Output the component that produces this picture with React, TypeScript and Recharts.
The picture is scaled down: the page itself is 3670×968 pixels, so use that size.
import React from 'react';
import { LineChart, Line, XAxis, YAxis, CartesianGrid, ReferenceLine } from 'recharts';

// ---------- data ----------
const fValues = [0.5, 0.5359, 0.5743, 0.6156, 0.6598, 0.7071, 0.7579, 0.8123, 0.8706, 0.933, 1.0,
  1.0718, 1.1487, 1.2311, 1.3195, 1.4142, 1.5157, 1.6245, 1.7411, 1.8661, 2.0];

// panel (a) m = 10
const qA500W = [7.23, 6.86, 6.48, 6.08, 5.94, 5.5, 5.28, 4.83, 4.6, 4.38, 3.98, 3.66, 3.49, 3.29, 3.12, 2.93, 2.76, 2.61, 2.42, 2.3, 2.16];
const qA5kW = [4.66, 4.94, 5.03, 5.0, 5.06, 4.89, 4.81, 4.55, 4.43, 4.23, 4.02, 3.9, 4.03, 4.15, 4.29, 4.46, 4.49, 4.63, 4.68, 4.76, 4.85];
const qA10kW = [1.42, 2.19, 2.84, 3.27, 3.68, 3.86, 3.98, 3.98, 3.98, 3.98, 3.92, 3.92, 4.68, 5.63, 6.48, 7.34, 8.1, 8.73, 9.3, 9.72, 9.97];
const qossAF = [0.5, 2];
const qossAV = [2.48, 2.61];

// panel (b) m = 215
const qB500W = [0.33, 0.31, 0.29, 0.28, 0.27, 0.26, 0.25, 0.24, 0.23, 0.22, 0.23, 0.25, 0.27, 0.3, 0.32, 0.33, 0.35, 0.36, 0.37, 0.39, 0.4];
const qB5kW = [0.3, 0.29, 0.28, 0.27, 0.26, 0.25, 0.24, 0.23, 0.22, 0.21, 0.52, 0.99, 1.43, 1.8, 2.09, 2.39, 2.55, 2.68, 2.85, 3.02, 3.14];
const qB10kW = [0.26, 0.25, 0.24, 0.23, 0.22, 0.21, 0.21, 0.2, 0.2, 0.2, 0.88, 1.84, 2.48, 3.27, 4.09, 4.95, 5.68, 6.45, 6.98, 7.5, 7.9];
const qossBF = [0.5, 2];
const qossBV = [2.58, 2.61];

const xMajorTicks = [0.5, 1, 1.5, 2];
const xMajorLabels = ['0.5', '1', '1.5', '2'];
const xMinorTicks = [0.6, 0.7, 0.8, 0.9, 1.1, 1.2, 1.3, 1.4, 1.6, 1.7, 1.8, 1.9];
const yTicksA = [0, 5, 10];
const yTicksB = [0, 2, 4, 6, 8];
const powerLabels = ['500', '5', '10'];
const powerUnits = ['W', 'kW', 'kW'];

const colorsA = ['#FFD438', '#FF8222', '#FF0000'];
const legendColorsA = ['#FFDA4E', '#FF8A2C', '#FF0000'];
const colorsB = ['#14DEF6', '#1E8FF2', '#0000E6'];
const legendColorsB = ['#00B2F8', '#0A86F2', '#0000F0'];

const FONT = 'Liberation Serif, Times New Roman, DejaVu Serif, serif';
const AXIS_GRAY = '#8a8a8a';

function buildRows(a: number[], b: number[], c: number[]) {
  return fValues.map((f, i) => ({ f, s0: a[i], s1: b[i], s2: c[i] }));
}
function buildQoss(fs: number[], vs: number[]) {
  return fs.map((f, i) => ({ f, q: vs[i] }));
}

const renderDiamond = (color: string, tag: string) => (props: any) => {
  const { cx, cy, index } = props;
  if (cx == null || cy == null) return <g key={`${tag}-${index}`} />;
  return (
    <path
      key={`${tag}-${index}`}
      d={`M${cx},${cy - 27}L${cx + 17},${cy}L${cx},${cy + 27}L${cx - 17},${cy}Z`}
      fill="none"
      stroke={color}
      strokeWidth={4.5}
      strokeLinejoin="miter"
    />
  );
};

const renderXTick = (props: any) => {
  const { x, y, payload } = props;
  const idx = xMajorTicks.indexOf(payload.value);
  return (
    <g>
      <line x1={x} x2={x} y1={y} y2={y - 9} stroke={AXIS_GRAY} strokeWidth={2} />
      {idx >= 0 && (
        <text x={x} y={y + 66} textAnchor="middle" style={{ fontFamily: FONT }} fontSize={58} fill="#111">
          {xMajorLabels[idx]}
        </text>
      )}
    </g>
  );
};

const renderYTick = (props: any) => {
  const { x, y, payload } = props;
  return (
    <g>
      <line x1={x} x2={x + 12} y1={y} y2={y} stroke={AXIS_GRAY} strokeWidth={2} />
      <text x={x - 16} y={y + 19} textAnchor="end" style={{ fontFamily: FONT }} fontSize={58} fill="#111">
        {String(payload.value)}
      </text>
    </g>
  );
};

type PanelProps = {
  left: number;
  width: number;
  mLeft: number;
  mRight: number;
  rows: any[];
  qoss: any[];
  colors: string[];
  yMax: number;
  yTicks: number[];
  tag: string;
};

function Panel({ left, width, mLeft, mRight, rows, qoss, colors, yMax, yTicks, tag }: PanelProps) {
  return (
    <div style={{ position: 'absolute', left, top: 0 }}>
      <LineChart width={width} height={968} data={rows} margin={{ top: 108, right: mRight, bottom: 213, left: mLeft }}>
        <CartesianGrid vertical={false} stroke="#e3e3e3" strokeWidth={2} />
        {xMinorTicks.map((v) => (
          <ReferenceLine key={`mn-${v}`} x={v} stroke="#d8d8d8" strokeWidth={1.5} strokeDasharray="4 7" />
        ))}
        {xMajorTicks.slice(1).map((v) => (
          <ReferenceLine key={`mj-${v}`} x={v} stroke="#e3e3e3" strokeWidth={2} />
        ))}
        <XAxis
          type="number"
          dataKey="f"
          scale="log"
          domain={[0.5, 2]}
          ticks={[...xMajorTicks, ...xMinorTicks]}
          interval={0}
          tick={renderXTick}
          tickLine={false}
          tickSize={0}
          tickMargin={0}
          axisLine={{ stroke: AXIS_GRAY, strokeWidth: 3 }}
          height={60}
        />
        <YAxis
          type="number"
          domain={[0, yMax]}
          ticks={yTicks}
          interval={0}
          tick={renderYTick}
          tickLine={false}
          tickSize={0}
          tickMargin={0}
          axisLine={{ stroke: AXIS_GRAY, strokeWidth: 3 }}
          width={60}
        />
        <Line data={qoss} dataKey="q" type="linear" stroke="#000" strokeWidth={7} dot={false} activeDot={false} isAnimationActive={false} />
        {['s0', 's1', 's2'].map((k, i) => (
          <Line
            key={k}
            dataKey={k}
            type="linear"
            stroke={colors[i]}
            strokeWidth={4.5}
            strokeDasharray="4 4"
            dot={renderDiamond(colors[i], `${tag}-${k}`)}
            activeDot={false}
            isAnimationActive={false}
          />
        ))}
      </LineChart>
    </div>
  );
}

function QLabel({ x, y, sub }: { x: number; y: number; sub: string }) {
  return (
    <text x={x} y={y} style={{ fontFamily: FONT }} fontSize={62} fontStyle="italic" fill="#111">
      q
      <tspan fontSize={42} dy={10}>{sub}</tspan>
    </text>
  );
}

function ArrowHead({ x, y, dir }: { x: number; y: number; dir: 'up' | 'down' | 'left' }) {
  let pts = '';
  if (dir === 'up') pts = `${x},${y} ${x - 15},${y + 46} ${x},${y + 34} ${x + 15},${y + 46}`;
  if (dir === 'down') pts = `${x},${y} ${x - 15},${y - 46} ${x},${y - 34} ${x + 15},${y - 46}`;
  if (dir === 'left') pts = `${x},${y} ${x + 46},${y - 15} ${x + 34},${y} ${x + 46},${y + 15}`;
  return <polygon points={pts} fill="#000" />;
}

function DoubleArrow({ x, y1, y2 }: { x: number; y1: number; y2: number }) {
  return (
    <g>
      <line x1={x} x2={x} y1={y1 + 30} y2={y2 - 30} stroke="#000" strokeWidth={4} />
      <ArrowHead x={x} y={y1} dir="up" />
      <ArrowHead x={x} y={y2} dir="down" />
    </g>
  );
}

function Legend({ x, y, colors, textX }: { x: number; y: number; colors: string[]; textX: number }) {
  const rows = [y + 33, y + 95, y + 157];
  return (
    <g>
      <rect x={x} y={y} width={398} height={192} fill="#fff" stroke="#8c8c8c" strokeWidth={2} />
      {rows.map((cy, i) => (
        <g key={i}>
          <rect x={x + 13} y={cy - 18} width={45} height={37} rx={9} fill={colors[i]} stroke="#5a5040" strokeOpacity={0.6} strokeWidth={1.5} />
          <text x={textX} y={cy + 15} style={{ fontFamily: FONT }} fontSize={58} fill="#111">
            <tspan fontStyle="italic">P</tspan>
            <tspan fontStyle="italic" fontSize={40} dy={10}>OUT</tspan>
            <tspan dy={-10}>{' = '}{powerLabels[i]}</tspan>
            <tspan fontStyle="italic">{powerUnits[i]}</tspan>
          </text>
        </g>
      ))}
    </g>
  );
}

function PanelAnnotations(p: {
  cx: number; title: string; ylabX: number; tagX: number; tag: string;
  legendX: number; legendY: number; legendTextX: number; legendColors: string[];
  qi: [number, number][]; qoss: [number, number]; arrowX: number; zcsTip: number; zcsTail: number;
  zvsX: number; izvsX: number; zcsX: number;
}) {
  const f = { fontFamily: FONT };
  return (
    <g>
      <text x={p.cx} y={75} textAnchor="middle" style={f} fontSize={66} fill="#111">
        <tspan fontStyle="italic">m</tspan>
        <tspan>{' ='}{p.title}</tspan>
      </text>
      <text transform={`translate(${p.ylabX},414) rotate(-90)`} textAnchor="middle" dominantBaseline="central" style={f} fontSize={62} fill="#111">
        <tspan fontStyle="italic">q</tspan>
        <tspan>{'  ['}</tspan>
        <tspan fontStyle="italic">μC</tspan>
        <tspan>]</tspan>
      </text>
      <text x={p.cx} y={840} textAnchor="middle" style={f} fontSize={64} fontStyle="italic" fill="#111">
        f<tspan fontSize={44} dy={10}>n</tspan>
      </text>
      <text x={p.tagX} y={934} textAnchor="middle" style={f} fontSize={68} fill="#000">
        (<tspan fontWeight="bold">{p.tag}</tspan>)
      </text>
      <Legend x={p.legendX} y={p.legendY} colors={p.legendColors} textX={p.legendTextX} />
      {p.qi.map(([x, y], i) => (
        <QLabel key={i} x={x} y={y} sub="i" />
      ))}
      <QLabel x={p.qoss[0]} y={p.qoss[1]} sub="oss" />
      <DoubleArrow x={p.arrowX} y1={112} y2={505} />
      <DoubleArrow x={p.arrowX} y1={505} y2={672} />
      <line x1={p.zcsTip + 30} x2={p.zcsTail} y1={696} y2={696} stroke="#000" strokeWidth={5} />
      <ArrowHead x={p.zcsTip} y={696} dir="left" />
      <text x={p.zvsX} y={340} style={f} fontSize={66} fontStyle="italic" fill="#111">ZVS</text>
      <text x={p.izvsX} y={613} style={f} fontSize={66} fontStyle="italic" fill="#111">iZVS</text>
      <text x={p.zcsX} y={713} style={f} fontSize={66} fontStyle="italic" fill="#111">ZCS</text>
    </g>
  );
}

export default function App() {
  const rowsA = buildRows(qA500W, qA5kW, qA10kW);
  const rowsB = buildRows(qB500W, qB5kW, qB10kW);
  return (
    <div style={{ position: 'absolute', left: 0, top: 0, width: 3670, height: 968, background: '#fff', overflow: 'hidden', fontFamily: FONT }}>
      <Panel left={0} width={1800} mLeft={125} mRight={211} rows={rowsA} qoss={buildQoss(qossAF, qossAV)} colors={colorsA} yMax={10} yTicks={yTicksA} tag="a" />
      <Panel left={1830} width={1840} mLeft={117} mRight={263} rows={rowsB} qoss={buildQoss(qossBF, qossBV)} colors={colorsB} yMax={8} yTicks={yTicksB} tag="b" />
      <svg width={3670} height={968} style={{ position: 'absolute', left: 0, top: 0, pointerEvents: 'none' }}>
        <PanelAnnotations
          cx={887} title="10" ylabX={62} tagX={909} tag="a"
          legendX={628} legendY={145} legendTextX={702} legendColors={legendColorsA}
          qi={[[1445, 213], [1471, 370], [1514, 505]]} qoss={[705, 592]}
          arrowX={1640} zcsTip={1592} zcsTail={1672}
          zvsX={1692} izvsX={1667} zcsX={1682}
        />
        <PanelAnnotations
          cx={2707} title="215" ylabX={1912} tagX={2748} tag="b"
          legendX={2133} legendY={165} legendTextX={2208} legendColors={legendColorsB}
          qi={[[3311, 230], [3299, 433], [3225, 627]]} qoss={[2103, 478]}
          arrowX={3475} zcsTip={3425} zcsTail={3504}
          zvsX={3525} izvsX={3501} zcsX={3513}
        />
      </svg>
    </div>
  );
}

Your instructions: From the material above, count the lines that include "picture" and give only the total.

Answer in full: 2